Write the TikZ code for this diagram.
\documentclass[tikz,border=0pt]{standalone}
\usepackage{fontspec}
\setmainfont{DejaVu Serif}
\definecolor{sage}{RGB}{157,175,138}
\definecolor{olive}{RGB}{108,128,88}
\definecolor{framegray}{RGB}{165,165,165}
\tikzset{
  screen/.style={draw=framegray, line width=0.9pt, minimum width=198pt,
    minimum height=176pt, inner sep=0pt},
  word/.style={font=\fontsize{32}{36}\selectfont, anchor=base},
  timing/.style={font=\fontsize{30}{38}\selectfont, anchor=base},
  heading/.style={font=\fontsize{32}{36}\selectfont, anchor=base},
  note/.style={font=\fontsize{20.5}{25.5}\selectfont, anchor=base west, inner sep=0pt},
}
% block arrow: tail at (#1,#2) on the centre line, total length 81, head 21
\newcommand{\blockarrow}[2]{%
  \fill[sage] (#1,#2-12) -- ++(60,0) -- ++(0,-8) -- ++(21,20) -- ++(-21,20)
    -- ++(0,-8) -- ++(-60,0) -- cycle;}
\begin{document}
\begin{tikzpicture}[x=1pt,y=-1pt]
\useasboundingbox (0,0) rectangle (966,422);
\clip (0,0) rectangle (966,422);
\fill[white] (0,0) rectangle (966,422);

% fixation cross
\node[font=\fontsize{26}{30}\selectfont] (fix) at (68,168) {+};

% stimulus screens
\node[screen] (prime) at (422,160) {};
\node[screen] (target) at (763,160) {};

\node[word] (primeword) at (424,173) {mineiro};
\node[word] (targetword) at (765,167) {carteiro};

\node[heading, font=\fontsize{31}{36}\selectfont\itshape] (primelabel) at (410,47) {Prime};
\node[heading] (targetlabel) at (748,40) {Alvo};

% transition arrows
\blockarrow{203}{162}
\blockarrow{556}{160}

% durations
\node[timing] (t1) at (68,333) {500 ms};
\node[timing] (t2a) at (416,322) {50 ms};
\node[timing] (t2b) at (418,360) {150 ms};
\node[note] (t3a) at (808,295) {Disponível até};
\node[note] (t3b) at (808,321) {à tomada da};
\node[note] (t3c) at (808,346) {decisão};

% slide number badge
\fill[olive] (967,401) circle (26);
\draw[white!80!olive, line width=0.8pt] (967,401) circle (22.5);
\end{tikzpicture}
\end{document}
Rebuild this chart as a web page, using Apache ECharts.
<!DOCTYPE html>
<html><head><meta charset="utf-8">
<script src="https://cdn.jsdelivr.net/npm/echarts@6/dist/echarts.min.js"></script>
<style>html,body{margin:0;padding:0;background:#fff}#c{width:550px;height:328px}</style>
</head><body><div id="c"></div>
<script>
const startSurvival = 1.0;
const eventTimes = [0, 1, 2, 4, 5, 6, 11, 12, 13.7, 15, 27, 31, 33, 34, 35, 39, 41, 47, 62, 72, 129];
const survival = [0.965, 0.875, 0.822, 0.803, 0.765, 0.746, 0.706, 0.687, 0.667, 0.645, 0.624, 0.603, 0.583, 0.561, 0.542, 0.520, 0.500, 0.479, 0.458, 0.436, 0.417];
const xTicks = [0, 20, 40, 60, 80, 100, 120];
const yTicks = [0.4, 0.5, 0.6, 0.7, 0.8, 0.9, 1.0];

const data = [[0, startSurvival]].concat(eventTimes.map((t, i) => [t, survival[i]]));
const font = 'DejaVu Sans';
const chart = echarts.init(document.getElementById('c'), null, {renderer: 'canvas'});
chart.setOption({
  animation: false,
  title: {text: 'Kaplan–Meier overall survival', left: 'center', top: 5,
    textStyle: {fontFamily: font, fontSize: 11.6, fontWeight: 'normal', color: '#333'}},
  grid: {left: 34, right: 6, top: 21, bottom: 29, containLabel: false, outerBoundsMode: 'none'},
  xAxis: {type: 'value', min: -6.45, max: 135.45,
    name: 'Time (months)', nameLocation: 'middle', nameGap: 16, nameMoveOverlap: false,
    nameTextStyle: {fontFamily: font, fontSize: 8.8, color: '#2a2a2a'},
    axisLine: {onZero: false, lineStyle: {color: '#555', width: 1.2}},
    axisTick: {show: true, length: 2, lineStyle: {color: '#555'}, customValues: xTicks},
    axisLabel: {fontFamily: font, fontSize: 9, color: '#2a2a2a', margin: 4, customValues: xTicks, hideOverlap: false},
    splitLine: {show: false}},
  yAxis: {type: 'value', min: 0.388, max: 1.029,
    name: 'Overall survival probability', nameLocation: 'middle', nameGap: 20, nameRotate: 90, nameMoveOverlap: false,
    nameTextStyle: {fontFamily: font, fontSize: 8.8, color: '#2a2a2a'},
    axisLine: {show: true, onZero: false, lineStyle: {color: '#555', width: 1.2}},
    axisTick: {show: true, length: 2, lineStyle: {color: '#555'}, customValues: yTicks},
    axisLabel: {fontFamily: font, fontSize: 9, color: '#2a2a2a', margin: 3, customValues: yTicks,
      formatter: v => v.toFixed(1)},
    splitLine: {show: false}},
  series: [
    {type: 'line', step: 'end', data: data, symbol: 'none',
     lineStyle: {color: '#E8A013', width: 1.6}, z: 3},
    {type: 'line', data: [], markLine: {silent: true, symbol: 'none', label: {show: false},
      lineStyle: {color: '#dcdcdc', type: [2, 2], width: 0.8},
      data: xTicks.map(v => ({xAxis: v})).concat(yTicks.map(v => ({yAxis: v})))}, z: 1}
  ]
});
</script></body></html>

...

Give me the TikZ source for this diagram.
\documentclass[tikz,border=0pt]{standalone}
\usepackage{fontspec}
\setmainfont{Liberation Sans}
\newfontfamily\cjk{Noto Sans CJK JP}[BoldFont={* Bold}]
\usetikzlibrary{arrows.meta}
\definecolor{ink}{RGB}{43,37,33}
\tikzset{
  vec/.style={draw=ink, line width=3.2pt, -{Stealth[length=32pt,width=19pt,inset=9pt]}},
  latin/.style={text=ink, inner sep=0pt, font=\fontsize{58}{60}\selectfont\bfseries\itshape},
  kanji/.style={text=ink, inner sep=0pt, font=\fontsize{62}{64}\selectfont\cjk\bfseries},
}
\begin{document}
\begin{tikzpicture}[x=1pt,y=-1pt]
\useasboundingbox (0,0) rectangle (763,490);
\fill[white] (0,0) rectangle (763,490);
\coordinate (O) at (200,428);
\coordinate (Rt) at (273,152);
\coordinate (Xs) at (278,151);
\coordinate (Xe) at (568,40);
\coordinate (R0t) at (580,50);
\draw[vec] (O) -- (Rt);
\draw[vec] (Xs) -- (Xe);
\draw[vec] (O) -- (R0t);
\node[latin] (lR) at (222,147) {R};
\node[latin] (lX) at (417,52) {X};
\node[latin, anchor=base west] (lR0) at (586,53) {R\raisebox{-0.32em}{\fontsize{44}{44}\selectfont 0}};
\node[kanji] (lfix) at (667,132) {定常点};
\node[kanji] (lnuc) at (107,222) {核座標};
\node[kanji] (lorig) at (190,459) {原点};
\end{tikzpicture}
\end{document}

...

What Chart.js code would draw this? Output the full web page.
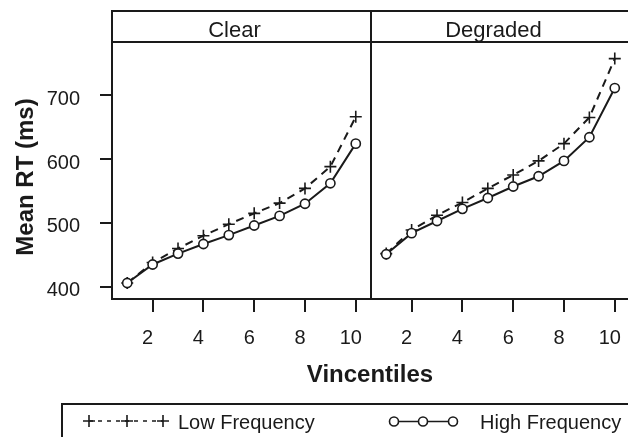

> _Aim_
Search the data for "this". Copy every line that has it.

> _Response below_
Write the TikZ code for this diagram.
Rebuild this chart as a web page, using Apache ECharts.
Give me the TikZ source for this diagram.
What Chart.js code would draw this? Output the full web page.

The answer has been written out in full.